知財判決 徒然日誌

論理構成がわかりやすく踏み込んだ判決が続く知財高裁の判決を中心に、感想などをつづった備忘録。

引用文献に記載された技術内容の抽象化

2012-02-20 23:07:43 | 特許法29条2項
事件番号 平成23(行ケ)10121
事件名 審決取消請求事件
裁判年月日 平成24年01月31日
裁判所名 知的財産高等裁判所  
権利種別 特許権
訴訟類型 行政訴訟
裁判長裁判官 飯村敏明

 当該発明が,発明の進歩性を有しないこと(・・・)を立証するに当たっては,公平かつ客観的な立証を担保する観点から,次のような論証が求められる。すなわち,当該発明と,これに最も近似する公知発明(主引用発明)とを対比した上,当該発明の引用発明との相違点に係る技術的構成を確定させ,次いで,主たる引用発明から出発して,これに他の公知技術(副引用発明)を組み合わせることによって,当該発明の相違点に係る技術的構成に至ることが容易であるとの立証を尽くしたといえるか否かによって,判断をすることが実務上行われている
 この場合に,主引用発明及び副引用発明の技術内容は,引用文献の記載を基礎として,客観的かつ具体的に認定・確定されるべきであって,引用文献に記載された技術内容を抽象化したり,一般化したり,上位概念化したりすることは,恣意的な判断を容れるおそれが生じるため,許されないものといえる。そのような評価は,当該発明の容易想到性の有無を判断する最終過程において,総合的な価値判断をする際に,はじめて許容される余地があるというべきである。

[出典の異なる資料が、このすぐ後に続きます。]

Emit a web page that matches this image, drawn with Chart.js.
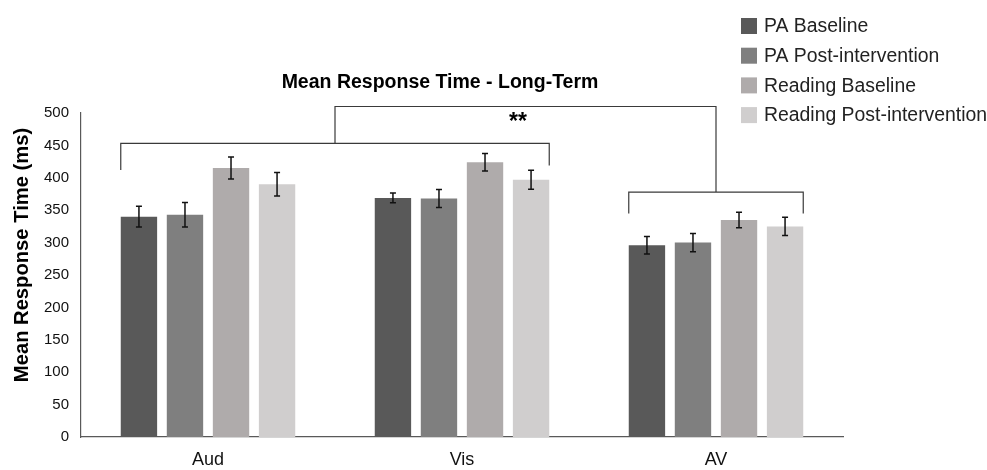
<!DOCTYPE html>
<html>
<head>
<meta charset="utf-8">
<title>Mean Response Time - Long-Term</title>
<script src="https://cdn.jsdelivr.net/npm/chart.js@4"></script>
<style>
  html, body { margin: 0; padding: 0; background: #fff; }
  #wrap { width: 987px; height: 470px; }
</style>
</head>
<body>
<div id="wrap"><canvas id="rtChart" width="987" height="470"></canvas></div>
<script>
const categories = ["Aud", "Vis", "AV"];
const seriesNames = ["PA Baseline", "PA Post-intervention", "Reading Baseline", "Reading Post-intervention"];

// mean response time (ms) per condition
const paBaseline = [340, 369, 296];
const paPost = [343, 368, 300];
const readingBaseline = [415, 424, 335];
const readingPost = [390, 397, 325];

// error bar half-lengths (ms)
const paBaselineErr = [16, 7.5, 13.5];
const paPostErr = [19, 14, 14];
const readingBaselineErr = [17, 13.5, 12];
const readingPostErr = [18, 14.5, 14];

const yTicks = [0, 50, 100, 150, 200, 250, 300, 350, 400, 450, 500];

// significance brackets, in category index and ms
const bracketGroups = [
    { from: 0, to: 1, top: 453, legs: [412, 419] },
    { from: 2, to: 2, top: 378, legs: [345, 345] }
];
const linkTop = 510;
const sigLabel = "**";

const colors = ["#595959", "#7f7f7f", "#afabab", "#d0cece"];
const values = [paBaseline, paPost, readingBaseline, readingPost];
const errors = [paBaselineErr, paPostErr, readingBaselineErr, readingPostErr];

const FONT = "'Liberation Sans', Arial, Helvetica, sans-serif";

const errorBars = {
    id: "errorBars",
    afterDatasetsDraw(chart) {
        const ctx = chart.ctx;
        const y = chart.scales.y;
        ctx.save();
        ctx.strokeStyle = "#111";
        ctx.lineWidth = 1.5;
        chart.data.datasets.forEach((ds, di) => {
            const meta = chart.getDatasetMeta(di);
            meta.data.forEach((bar, i) => {
                const v = ds.data[i], e = errors[di][i];
                const yTop = y.getPixelForValue(v + e);
                const yBot = y.getPixelForValue(v - e);
                ctx.beginPath();
                ctx.moveTo(bar.x, yTop); ctx.lineTo(bar.x, yBot);
                ctx.moveTo(bar.x - 3, yTop); ctx.lineTo(bar.x + 3, yTop);
                ctx.moveTo(bar.x - 3, yBot); ctx.lineTo(bar.x + 3, yBot);
                ctx.stroke();
            });
        });
        ctx.restore();
    }
};

const extras = {
    id: "extras",
    afterDraw(chart) {
        const ctx = chart.ctx;
        const y = chart.scales.y;
        const first = chart.getDatasetMeta(0).data;
        const last = chart.getDatasetMeta(chart.data.datasets.length - 1).data;

        // brackets
        ctx.save();
        ctx.strokeStyle = "#3a3a3a";
        ctx.lineWidth = 1.2;
        const mids = [];
        bracketGroups.forEach(b => {
            const x0 = first[b.from].x - first[b.from].width / 2;
            const x1 = last[b.to].x + last[b.to].width / 2;
            const yt = y.getPixelForValue(b.top);
            ctx.beginPath();
            ctx.moveTo(x0, y.getPixelForValue(b.legs[0]));
            ctx.lineTo(x0, yt);
            ctx.lineTo(x1, yt);
            ctx.lineTo(x1, y.getPixelForValue(b.legs[1]));
            ctx.stroke();
            mids.push({ x: (x0 + x1) / 2, y: yt });
        });
        const yl = y.getPixelForValue(linkTop);
        ctx.beginPath();
        ctx.moveTo(mids[0].x, mids[0].y);
        ctx.lineTo(mids[0].x, yl);
        ctx.lineTo(mids[1].x, yl);
        ctx.lineTo(mids[1].x, mids[1].y);
        ctx.stroke();

        ctx.fillStyle = "#000";
        ctx.font = "bold 23px " + FONT;
        ctx.textAlign = "center";
        ctx.textBaseline = "alphabetic";
        ctx.fillText(sigLabel, mids[0].x + (mids[1].x - mids[0].x) * 0.48, yl + 22);

        // title
        ctx.font = "bold 19.5px " + FONT;
        ctx.textBaseline = "middle";
        ctx.fillText("Mean Response Time - Long-Term", 440, 83);

        // y axis title
        ctx.save();
        ctx.translate(22, 255);
        ctx.rotate(-Math.PI / 2);
        ctx.font = "bold 20.2px " + FONT;
        ctx.fillText("Mean Response Time (ms)", 0, 0);
        ctx.restore();

        // legend
        ctx.textAlign = "left";
        ctx.font = "19.4px " + FONT;
        chart.data.datasets.forEach((ds, i) => {
            const cy = 26 + i * 29.7;
            ctx.fillStyle = ds.backgroundColor;
            ctx.fillRect(741, cy - 8, 16, 16);
            ctx.fillStyle = "#222";
            ctx.fillText(ds.label, 764, cy + 1);
        });
        ctx.restore();
    }
};

new Chart(document.getElementById("rtChart"), {
    type: "bar",
    data: {
        labels: categories,
        datasets: seriesNames.map((name, i) => ({
            label: name,
            data: values[i],
            backgroundColor: colors[i],
            borderWidth: 0,
            categoryPercentage: 0.725,
            barPercentage: 0.79
        }))
    },
    options: {
        responsive: false,
        animation: false,
        devicePixelRatio: 1,
        layout: { padding: { top: 113, right: 144, bottom: 0, left: 0 } },
        plugins: {
            legend: { display: false },
            title: { display: false },
            tooltip: { enabled: false }
        },
        scales: {
            x: {
                grid: { display: false, drawTicks: false },
                border: { display: true, color: "#595959", width: 1.2 },
                ticks: { color: "#111", font: { family: FONT, size: 18 }, padding: 12 },
                afterFit(scale) { scale.height = 33; }
            },
            y: {
                min: 0,
                max: 500,
                grid: { display: false, drawTicks: false },
                border: { display: true, color: "#595959", width: 1.2 },
                ticks: { color: "#111", font: { family: FONT, size: 15 }, padding: 12 },
                afterBuildTicks(scale) { scale.ticks = yTicks.map(v => ({ value: v })); },
                afterFit(scale) { scale.width = 81; }
            }
        }
    },
    plugins: [errorBars, extras]
});
</script>
</body>
</html>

 ところで,当業者の技術常識ないし周知技術についても,・・・,裁判手続(審査,審判手続も含む。)において,証明されることにより,初めて判断の基礎とされる。他方,・・・,立証に困難を伴う場合は,少なくない。しかし,当業者の技術常識ないし周知技術の主張,立証に当たっては,そのような困難な実情が存在するからといって
① 当業者の技術常識ないし周知技術の認定,確定に当たって,特定の引用文献の具体的な記載から離れて,抽象化,一般化ないし上位概念化をすることが,当然に許容されるわけではなく,また,
② 特定の公知文献に記載されている公知技術について,主張,立証を尽くすことなく,当業者の技術常識ないし周知技術であるかのように扱うことが,当然に許容されるわけではなく,さらに,
③ 主引用発明に副引用発明を組み合わせることによって,当該発明の相違点に係る技術的構成に到達することが容易であるか否という上記の判断構造を省略して,容易であるとの結論を導くこと
が,当然に許容されるわけではないことはいうまでもない。

 上記観点に照らすならば,被告の主張は,次の理由から採用することはできない。すなわち,前記のとおり,引用発明は,その解決課題を「A」とする発明にすぎず,引用発明には,Bという本願発明の解決課題及びその解決手段についての開示ないし示唆は,存在しない。したがって,被告の主張に係る「C」との技術が,周知技術又は当業者の技術常識であるか否かにかかわらず,引用発明を起点として,周知技術を適用することによって本願発明に至ることが容易であるとはいえない。
 のみならず,被告の主張に係る「C」との技術が,周知例1ないし3の具体的な記載内容を超えて,技術内容を抽象化ないし上位概念化することなく,当然に周知技術又は当業者の技術常識であると認定することもできない。さらに,周知例1ないし3には,本願発明の相違点2に係る構成を採用することによる解決課題及び解決手段に係る事項についての記載も示唆もない。

 そうである以上,引用発明を起点として,周知技術を適用することによって本願発明に至ることが容易であると解することはできない。